- [The problem]
Lines containing the string "that" are to be counted; report the total by itself.

[Records with drawing code]
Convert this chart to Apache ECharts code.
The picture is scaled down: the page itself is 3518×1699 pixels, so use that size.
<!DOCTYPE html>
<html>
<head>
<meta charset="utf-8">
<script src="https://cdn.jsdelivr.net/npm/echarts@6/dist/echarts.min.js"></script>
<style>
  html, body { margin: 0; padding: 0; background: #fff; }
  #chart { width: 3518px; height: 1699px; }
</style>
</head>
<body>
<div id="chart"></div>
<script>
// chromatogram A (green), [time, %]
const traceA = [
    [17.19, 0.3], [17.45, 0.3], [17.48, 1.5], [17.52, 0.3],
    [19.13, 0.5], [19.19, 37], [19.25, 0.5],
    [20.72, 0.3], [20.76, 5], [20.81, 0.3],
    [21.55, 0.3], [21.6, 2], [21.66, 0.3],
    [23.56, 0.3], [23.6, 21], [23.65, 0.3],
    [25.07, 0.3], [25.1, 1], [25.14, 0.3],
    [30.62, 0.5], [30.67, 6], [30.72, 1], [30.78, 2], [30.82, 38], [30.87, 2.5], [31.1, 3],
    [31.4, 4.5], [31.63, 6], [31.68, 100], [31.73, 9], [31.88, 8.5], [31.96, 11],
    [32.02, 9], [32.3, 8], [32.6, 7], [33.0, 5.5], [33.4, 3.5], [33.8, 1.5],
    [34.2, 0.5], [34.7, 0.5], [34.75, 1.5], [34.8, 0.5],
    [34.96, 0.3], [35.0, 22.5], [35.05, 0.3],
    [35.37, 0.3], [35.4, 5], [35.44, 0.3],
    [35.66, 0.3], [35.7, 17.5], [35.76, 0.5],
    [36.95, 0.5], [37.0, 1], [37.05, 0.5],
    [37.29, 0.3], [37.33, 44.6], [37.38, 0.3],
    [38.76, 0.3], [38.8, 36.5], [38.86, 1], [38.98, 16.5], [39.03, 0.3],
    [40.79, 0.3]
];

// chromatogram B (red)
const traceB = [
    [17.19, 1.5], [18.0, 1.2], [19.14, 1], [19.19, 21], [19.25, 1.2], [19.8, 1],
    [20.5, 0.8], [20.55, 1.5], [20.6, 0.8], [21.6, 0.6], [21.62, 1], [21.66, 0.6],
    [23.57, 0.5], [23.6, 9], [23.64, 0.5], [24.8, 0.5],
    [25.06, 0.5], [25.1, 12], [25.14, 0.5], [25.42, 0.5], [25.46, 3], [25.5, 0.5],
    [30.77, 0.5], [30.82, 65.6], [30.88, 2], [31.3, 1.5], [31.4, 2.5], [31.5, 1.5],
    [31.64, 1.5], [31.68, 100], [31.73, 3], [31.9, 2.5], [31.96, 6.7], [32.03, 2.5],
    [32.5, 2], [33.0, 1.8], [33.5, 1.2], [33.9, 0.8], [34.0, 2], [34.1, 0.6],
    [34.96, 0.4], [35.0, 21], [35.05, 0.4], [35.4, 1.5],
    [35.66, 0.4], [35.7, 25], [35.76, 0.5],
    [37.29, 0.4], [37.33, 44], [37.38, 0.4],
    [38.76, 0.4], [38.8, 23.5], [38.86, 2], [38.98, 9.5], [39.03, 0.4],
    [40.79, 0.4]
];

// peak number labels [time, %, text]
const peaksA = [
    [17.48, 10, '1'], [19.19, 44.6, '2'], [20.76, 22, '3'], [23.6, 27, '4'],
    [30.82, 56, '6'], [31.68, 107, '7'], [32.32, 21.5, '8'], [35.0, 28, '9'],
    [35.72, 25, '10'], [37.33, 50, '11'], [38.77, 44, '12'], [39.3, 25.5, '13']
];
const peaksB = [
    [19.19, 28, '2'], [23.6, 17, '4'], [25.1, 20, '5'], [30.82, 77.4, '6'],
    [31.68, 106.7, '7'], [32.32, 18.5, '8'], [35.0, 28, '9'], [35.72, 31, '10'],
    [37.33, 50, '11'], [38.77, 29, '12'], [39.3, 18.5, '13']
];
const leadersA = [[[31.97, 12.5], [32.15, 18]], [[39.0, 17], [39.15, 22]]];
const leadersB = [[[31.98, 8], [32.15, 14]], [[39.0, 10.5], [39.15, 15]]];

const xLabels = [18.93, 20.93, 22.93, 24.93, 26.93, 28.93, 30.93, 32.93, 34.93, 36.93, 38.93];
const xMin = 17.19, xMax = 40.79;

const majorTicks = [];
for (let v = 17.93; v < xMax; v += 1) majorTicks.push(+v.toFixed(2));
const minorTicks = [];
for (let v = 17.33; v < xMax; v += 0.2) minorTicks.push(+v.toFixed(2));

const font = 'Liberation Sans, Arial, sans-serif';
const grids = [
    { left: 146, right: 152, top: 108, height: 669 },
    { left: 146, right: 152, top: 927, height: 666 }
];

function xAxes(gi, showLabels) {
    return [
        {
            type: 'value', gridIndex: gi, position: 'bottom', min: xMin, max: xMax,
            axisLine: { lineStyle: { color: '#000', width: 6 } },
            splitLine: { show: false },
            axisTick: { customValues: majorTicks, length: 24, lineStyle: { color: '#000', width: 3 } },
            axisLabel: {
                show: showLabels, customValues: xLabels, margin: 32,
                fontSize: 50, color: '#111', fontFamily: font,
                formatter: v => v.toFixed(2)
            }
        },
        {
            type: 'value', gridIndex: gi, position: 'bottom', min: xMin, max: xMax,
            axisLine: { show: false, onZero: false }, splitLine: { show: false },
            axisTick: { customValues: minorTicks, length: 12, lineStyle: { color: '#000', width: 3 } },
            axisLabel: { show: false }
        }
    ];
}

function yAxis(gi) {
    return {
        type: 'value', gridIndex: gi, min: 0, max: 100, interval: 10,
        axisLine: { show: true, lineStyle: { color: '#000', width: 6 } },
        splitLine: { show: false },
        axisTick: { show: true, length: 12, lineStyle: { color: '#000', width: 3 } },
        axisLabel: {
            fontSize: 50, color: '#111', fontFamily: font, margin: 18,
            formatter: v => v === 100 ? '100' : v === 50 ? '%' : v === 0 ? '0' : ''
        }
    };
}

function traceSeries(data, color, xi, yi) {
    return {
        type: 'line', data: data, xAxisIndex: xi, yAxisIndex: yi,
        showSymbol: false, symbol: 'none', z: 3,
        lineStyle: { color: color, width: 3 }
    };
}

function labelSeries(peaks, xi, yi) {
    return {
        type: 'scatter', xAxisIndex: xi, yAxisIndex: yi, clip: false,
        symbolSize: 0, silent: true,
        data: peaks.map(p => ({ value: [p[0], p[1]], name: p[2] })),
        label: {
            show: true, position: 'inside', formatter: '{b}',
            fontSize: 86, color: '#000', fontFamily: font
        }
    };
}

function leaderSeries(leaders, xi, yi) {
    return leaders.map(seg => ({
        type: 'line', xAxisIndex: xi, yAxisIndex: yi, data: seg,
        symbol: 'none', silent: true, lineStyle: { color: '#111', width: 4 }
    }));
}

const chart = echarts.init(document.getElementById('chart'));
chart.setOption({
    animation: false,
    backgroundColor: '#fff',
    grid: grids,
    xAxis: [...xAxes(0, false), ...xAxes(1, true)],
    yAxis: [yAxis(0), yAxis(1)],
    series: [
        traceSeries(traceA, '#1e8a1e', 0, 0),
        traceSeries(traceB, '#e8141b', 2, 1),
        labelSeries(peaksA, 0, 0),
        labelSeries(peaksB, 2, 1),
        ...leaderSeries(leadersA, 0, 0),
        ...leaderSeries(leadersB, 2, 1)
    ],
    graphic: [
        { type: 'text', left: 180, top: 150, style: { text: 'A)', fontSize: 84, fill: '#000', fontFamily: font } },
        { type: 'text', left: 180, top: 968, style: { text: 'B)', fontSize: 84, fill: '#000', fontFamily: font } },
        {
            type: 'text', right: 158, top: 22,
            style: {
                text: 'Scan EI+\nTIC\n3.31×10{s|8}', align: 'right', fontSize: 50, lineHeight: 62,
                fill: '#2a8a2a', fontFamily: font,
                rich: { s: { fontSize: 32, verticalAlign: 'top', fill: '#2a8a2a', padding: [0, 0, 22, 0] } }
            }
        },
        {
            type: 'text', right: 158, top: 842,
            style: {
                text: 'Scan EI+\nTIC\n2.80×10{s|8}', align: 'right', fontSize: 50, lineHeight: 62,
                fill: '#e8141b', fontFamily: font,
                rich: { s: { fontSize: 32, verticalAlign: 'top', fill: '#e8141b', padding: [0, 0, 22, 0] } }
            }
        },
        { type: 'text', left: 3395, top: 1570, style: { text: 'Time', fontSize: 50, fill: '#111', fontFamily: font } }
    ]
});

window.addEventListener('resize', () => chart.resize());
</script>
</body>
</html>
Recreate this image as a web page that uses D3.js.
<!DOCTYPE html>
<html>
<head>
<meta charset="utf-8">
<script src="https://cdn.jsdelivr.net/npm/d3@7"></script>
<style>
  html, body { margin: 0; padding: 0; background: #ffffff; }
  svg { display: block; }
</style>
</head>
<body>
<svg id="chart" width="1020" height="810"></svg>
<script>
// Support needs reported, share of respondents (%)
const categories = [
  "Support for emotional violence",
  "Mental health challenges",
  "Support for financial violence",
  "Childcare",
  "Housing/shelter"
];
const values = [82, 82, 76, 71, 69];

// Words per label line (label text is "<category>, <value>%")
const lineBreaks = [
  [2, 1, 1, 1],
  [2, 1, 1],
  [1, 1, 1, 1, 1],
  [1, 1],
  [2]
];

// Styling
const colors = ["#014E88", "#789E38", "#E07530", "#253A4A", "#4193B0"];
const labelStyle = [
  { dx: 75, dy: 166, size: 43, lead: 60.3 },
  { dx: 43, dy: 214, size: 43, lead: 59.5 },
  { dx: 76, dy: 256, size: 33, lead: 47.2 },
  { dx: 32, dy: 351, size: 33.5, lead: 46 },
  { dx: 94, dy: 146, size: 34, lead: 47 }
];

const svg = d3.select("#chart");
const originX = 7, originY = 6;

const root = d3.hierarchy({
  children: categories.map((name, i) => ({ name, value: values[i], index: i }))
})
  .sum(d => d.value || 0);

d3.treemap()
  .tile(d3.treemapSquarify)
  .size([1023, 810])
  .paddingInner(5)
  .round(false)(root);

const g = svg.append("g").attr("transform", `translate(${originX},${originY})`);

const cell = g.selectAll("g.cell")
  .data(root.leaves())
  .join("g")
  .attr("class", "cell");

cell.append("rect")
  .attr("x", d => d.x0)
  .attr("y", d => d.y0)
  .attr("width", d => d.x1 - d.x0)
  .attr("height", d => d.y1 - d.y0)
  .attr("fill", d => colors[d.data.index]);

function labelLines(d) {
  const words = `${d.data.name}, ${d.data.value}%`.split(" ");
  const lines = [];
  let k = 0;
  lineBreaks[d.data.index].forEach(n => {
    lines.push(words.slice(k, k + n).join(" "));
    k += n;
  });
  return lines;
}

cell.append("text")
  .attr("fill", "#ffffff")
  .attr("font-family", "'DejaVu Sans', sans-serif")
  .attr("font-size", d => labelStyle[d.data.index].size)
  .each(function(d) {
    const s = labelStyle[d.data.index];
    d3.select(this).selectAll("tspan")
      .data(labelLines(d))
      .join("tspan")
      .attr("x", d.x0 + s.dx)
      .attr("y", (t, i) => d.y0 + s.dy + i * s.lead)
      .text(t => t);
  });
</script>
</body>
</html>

- [Task output]
2